Invoice after every storm event for per-push clients rather than accumulating events and billing monthly because clients who receive frequent, event-specific invoices pay faster than those who receive a large monthly summary that requires them to reconcile multiple events they may not remember clearly. For seasonal contract clients, bill in advance on a monthly basis rather than at the end of the season because advance billing ensures you have received payment before the service is delivered, which is a cash flow position that eliminates the risk of non-payment entirely for that billing period. Send invoices electronically rather than by mail because electronic invoices typically arrive within minutes, get routed to the correct contact immediately, and allow the client to pay online — the combination of faster delivery and easier payment consistently cuts your average collection time compared to paper invoicing. Set up automated invoice reminders through your accounting or field service software so that past-due invoices trigger a reminder email automatically at seven, fourteen, and twenty-one days without requiring manual follow-up from you — automation ensures no invoice is forgotten and clients learn that your billing is consistent and professional. Create a clear billing cutoff and payment deadline on every invoice — net fifteen rather than net thirty is achievable for many service businesses, particularly when combined with electronic payment options that make remitting funds frictionless.

Documentation That Prevents Invoice Disputes and Speeds Approval

Attach your service records and photos directly to each invoice so that the property manager receiving it can immediately verify what was done without going back to ask questions — invoices that answer their own questions get processed faster than invoices that generate approval questions. Itemize every service component on the invoice rather than presenting a single line-item total because itemized invoices are easier for clients to verify, easier for their accounts payable team to categorize, and far less likely to generate a dispute that stalls payment for weeks. Use the property name and service address on every invoice rather than just an account number because invoices that require the client to look up what property they relate to add friction to the approval process that delays payment. Include your payment methods — check payable to, ACH routing and account number, and online payment link — directly on every invoice because removing any uncertainty about how to pay eliminates one more reason for delay. For large commercial clients who process vendor payments through structured accounts payable systems, ask your contact to walk you through their payment process, including any purchase order requirements or billing codes you need to include, because conforming to their system often cuts payment time significantly.

Handling Late Payments Without Damaging Client Relationships

Establish a late payment fee policy in every contract before the season begins rather than introducing fees after the fact because fee surprises damage relationships, while pre-established policies are a normal part of professional service agreements that most commercial clients accept without objection. Make your first contact about a past-due invoice a friendly reminder by email or text — assume the most charitable explanation first, which is that the invoice was missed or the payment has been delayed by their internal process rather than that the client is refusing to pay — because the tone of your first contact sets the tone of the entire resolution. Follow up past-due invoices with a phone call to your primary contact if an email reminder has not produced action within seven days because a direct conversation often resolves payment delays in minutes and surfaces any disputes or questions that are holding up payment.
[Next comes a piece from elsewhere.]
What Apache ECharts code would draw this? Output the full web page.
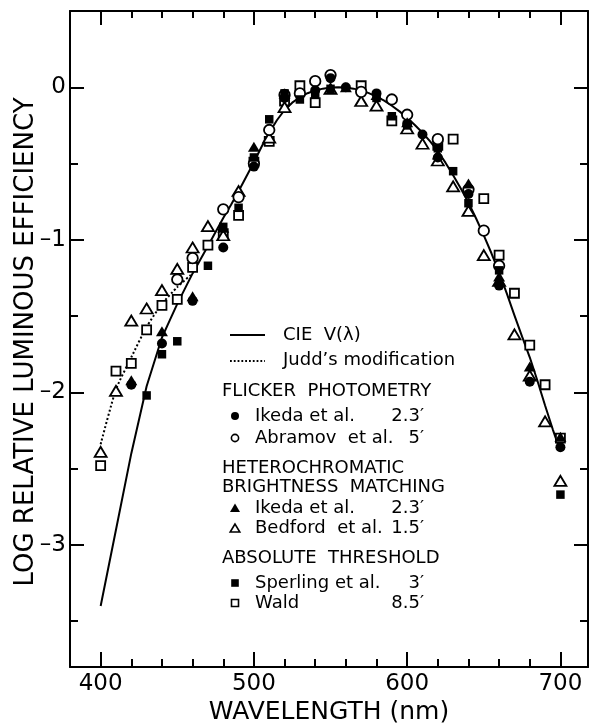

For clients who are consistently slow to pay, require a payment on account or a deposit at the start of each season as a condition of service renewal because this tells you whether the client is capable of paying promptly and protects you against accumulating significant unpaid receivables from a single slow-paying account. Know when to escalate to a collections process or small claims court rather than continuing to extend goodwill to clients who are genuinely not paying — carrying large unpaid receivables through the off-season is an unaffordable cash flow burden for a seasonal business and you should have a defined trigger for escalation rather than letting debts age indefinitely.